Australia scored a run in the second and opened the gap on a two-run homer from Callum Beashel in the fifth inning. The team from down under is now in fifth place with a 3-3 record.

“I thought it was closer than what the score said,” said Pauli, who got one of his team’s three hits and is second in the tournament at the plate with a .563 average.

“We had some hits but they made some nice plays. I give a lot of credit to their outfielders, they made some diving catches. A few of those hits fall in and it’s a lot closer game than it was.”

Tuesday’s game was a rematch of the 2008 final in which Australia beat Canada 2-1 for gold on the very same field.

Australia has won the championship more than any other country with four straight between 1997 and 2008.

“It’s been on the back of some pretty good pitching,” said Australia head coach Wayne Saunder. “If you have good pitching, you have a good platform to work around.

“The game has developed in Australia and has come a long way. There’s been a lot of investment and time.”

Canada lost 12-6 to second place’s New Zealand (5-1) on Monday. The Kiwis scored six runs in the fourth inning to go up 9-4.

“Yesterday we were almost embarrassed about the bunts that were made against us - we worked a lot on that today,” said Jones. “(Against Australia) I thought we played the bunts very well and took that away from them.”

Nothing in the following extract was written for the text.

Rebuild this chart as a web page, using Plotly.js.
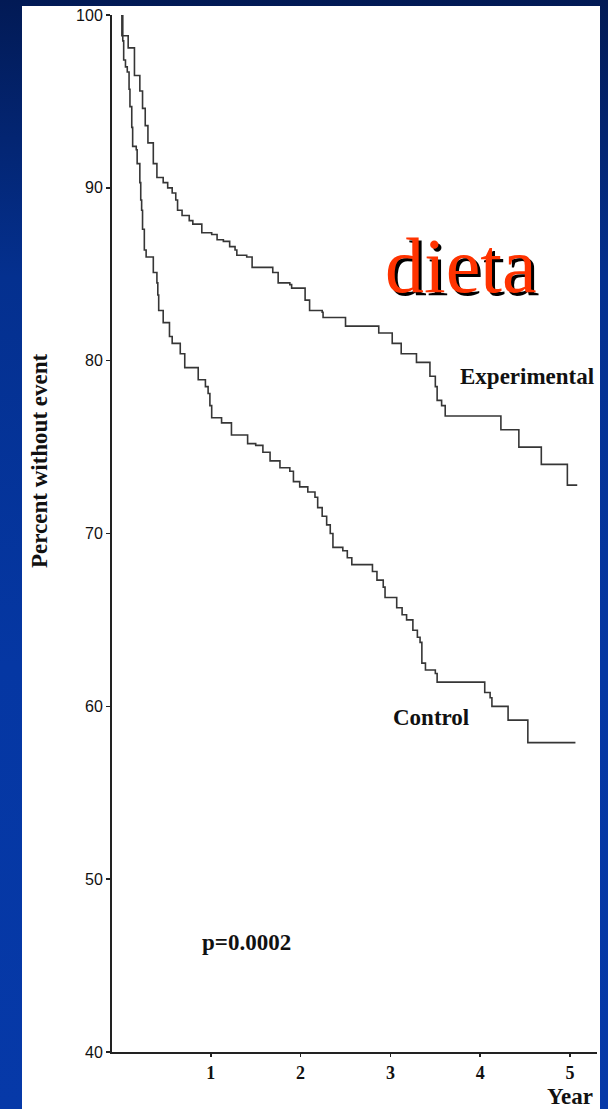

Canada opened the championship with a 7-0 win over the Czech Republic on Friday, lost 7-0 to defending champs Argentina Saturday, and beat U.S.A. 9-8 in a nail-biter Sunday.

Wednesday is Canada’s turn for a double-header day, facing Mexico (2-3) in the afternoon and Denmark (1-5) in the evening.

Canada will play Japan Thursday and winless Singapore Friday to finish the round-robin.

Japan - one of the teams Canada could potentially overtake to reach the medal round - plays undefeated Argentina Wednesday.

Japan reached Day 5 with a perfect 4-0 record, but lost twice on the team’s double-header day on Tuesday, keeping the door open a little for Canada.

Argentina, who won gold in 2012 and are hoping to become the first to win twice within two years now that the championship is biennial, has not allowed a single run against with six consecutive shutouts.